What to produce ▸
Can you write out all the lines word for word, with no pictures?

Source excerpt ▸
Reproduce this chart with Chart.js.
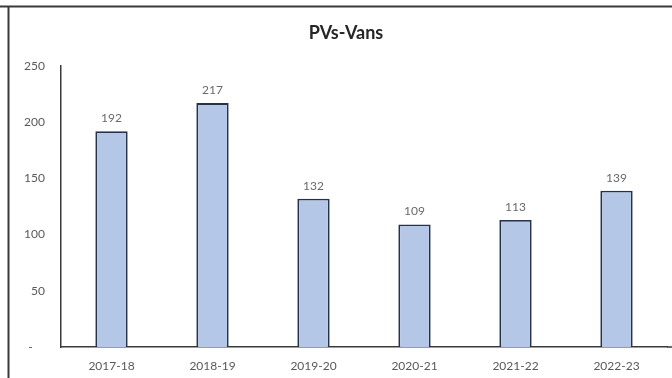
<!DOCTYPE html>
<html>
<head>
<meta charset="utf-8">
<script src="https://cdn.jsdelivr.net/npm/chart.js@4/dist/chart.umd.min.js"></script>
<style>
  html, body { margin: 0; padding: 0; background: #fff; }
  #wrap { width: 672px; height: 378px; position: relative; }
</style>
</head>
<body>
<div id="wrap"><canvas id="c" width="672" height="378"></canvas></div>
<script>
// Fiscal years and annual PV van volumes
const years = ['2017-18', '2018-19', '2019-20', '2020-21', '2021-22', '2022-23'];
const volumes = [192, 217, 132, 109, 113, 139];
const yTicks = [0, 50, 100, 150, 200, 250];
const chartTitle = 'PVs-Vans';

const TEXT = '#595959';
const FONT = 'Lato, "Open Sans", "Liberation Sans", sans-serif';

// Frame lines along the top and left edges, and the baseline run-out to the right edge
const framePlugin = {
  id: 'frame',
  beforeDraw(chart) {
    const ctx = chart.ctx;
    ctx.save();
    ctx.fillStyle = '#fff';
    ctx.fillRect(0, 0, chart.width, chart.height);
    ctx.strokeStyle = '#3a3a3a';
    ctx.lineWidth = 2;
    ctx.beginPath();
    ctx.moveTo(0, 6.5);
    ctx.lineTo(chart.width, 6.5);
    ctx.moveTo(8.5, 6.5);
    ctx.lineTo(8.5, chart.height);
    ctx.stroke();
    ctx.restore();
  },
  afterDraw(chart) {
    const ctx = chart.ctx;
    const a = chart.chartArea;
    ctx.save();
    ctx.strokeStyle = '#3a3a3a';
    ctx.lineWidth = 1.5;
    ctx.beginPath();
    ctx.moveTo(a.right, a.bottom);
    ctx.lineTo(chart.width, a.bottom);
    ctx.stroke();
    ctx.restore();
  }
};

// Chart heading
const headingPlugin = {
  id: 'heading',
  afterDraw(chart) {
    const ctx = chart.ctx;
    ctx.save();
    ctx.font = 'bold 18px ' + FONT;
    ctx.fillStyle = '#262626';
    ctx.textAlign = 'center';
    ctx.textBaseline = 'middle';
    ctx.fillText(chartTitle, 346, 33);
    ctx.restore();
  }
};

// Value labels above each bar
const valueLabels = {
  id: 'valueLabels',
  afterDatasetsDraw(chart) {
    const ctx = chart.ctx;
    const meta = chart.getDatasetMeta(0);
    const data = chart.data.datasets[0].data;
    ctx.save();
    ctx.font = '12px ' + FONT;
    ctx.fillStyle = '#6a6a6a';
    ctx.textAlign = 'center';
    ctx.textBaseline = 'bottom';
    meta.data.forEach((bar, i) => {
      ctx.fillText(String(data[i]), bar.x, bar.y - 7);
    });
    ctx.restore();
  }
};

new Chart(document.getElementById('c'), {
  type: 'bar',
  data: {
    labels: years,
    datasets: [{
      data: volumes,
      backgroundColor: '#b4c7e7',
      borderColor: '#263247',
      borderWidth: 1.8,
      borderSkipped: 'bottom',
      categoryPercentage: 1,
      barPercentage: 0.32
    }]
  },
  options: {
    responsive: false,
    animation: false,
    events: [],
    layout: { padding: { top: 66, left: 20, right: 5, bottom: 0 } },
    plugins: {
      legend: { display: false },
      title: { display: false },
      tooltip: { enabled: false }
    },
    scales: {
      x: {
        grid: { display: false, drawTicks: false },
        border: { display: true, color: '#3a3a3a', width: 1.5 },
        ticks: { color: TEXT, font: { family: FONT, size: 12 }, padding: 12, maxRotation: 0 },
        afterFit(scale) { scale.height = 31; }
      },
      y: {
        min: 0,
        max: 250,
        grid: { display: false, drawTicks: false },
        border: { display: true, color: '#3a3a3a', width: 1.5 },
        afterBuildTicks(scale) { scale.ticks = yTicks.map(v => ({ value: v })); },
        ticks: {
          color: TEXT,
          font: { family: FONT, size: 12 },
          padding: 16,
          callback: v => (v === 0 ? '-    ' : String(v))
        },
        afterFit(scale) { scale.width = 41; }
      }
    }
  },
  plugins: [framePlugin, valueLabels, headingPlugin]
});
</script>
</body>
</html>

Solved exercise ▸
Reproduce this chart with Chart.js.
<!DOCTYPE html>
<html>
<head>
<meta charset="utf-8">
<script src="https://cdn.jsdelivr.net/npm/chart.js@4/dist/chart.umd.min.js"></script>
<style>
  html, body { margin: 0; padding: 0; background: #fff; }
  #wrap { width: 672px; height: 378px; position: relative; }
</style>
</head>
<body>
<div id="wrap"><canvas id="c" width="672" height="378"></canvas></div>
<script>
// Fiscal years and annual PV van volumes
const years = ['2017-18', '2018-19', '2019-20', '2020-21', '2021-22', '2022-23'];
const volumes = [192, 217, 132, 109, 113, 139];
const yTicks = [0, 50, 100, 150, 200, 250];
const chartTitle = 'PVs-Vans';

const TEXT = '#595959';
const FONT = 'Lato, "Open Sans", "Liberation Sans", sans-serif';

// Frame lines along the top and left edges, and the baseline run-out to the right edge
const framePlugin = {
  id: 'frame',
  beforeDraw(chart) {
    const ctx = chart.ctx;
    ctx.save();
    ctx.fillStyle = '#fff';
    ctx.fillRect(0, 0, chart.width, chart.height);
    ctx.strokeStyle = '#3a3a3a';
    ctx.lineWidth = 2;
    ctx.beginPath();
    ctx.moveTo(0, 6.5);
    ctx.lineTo(chart.width, 6.5);
    ctx.moveTo(8.5, 6.5);
    ctx.lineTo(8.5, chart.height);
    ctx.stroke();
    ctx.restore();
  },
  afterDraw(chart) {
    const ctx = chart.ctx;
    const a = chart.chartArea;
    ctx.save();
    ctx.strokeStyle = '#3a3a3a';
    ctx.lineWidth = 1.5;
    ctx.beginPath();
    ctx.moveTo(a.right, a.bottom);
    ctx.lineTo(chart.width, a.bottom);
    ctx.stroke();
    ctx.restore();
  }
};

// Chart heading
const headingPlugin = {
  id: 'heading',
  afterDraw(chart) {
    const ctx = chart.ctx;
    ctx.save();
    ctx.font = 'bold 18px ' + FONT;
    ctx.fillStyle = '#262626';
    ctx.textAlign = 'center';
    ctx.textBaseline = 'middle';
    ctx.fillText(chartTitle, 346, 33);
    ctx.restore();
  }
};

// Value labels above each bar
const valueLabels = {
  id: 'valueLabels',
  afterDatasetsDraw(chart) {
    const ctx = chart.ctx;
    const meta = chart.getDatasetMeta(0);
    const data = chart.data.datasets[0].data;
    ctx.save();
    ctx.font = '12px ' + FONT;
    ctx.fillStyle = '#6a6a6a';
    ctx.textAlign = 'center';
    ctx.textBaseline = 'bottom';
    meta.data.forEach((bar, i) => {
      ctx.fillText(String(data[i]), bar.x, bar.y - 7);
    });
    ctx.restore();
  }
};

new Chart(document.getElementById('c'), {
  type: 'bar',
  data: {
    labels: years,
    datasets: [{
      data: volumes,
      backgroundColor: '#b4c7e7',
      borderColor: '#263247',
      borderWidth: 1.8,
      borderSkipped: 'bottom',
      categoryPercentage: 1,
      barPercentage: 0.32
    }]
  },
  options: {
    responsive: false,
    animation: false,
    events: [],
    layout: { padding: { top: 66, left: 20, right: 5, bottom: 0 } },
    plugins: {
      legend: { display: false },
      title: { display: false },
      tooltip: { enabled: false }
    },
    scales: {
      x: {
        grid: { display: false, drawTicks: false },
        border: { display: true, color: '#3a3a3a', width: 1.5 },
        ticks: { color: TEXT, font: { family: FONT, size: 12 }, padding: 12, maxRotation: 0 },
        afterFit(scale) { scale.height = 31; }
      },
      y: {
        min: 0,
        max: 250,
        grid: { display: false, drawTicks: false },
        border: { display: true, color: '#3a3a3a', width: 1.5 },
        afterBuildTicks(scale) { scale.ticks = yTicks.map(v => ({ value: v })); },
        ticks: {
          color: TEXT,
          font: { family: FONT, size: 12 },
          padding: 16,
          callback: v => (v === 0 ? '-    ' : String(v))
        },
        afterFit(scale) { scale.width = 41; }
      }
    }
  },
  plugins: [framePlugin, valueLabels, headingPlugin]
});
</script>
</body>
</html>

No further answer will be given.